As a good, loyal, patriotic Canadian I took my daughters down to the Forks here in Winnipeg on Saturday to see the Queen as she visited the construction site for the Canadian Museum For Human Rights, where she dedicated a stone from the field of Runnymede, where King John signed the Magna Carta and formed the basis of constitutional monarchy. (There’s an 800 year old copy of the Magna Carta on display at the Manitoba legislature this summer. Come on down and see it.) We stood on a traffic bridge overlooking a nearby pedestrian bridge on which the Queen inspected some troops and then walked briskly along to a collection of dignitaries and 25,000 Winnipeggers who had come down to see her. Everyone around us noted how spry she seemed for an 84 year old and her bright pink hat shone forth like the virtuous light of our political superstructure, which has formed the greatest nation in human history: Canada. I ranted on like this to the daughter I was holding, who has the middle name Elizabeth in honour of Her Majesty, but mainly due to the fact that she’s only 15 months old, she ignored most of what I was saying, fascinating as it was. She was, however, very interested in the musket salute of the voltigeurs.

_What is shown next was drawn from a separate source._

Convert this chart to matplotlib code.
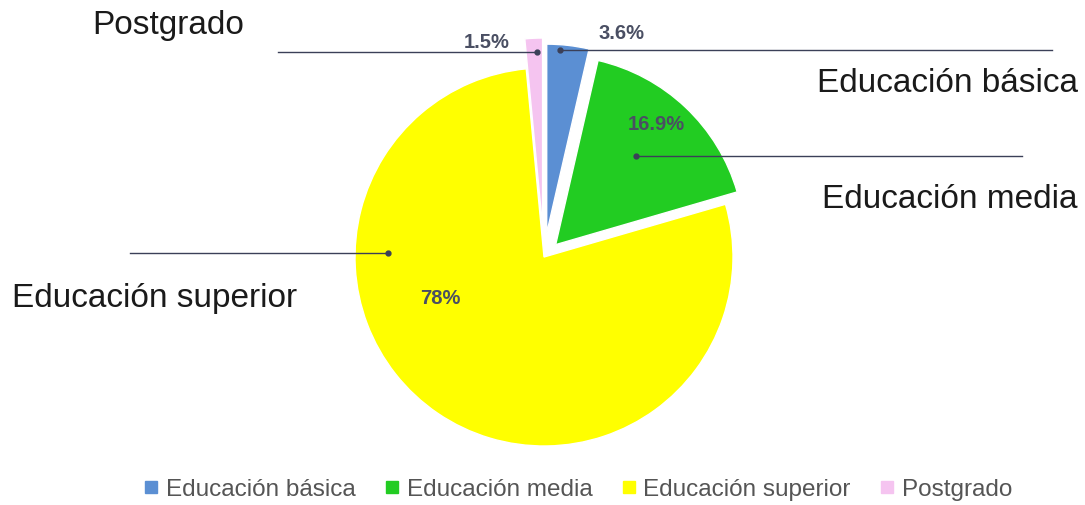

Perhaps the excitement of the mustkets’ BANGS wiped my mind free of all the clutter of corn carryout ratios, oat price moves, wheat acreage estimates and world demand forecasts that I usually carry around in my head like a pile of unpaid bills, but here we are Monday morning and my mind is blank as new computer’s memory. Golly, what do I do about it? Well, how about read a bunch of markets reports? That should do the trick. Thank Zeus the mill of analysis never stops grinding, because these days you can get reacquainted with ag market reality pretty quickly.
(First thing I remembered to remember this morning was that this is the July 4 holiday in the United States, and because they’re busy celebrating their violent overthrow of lawful authority – and our monarchy – they’re too busy to let most of their markets operate. So I’d better not blog about what’s going on in the Chicago market today or I’ll look even stupider than I did last time I made that mistake.)
So, as I sit here at Starbucks sipping my coffee, I am hoping to re-remember what I knew last week about:
1) How the smaller stocks and stocks projections of U.S. corn will affect barley and wheat prices in Western Canada;
2) How the U.S. soybean numbers affect Canadian canola’s outlook;
3) What the impact of above factors is on oats, a crop that has had a great rally, a settling back, and a unique outlook, is now post-USDA. (I notice that oats futures have experienced an about-50 percent retracement of the recent rally. Time for another leg-up?)
4) Whether there are signs of a cross-ag-commodity rally beginning, or if the seeds for such a happy event are merely being sown now, to be (with any luck) harvested later?
Alright, Ed, let’s get informed. Cya. I’ve got a pile of reports to read.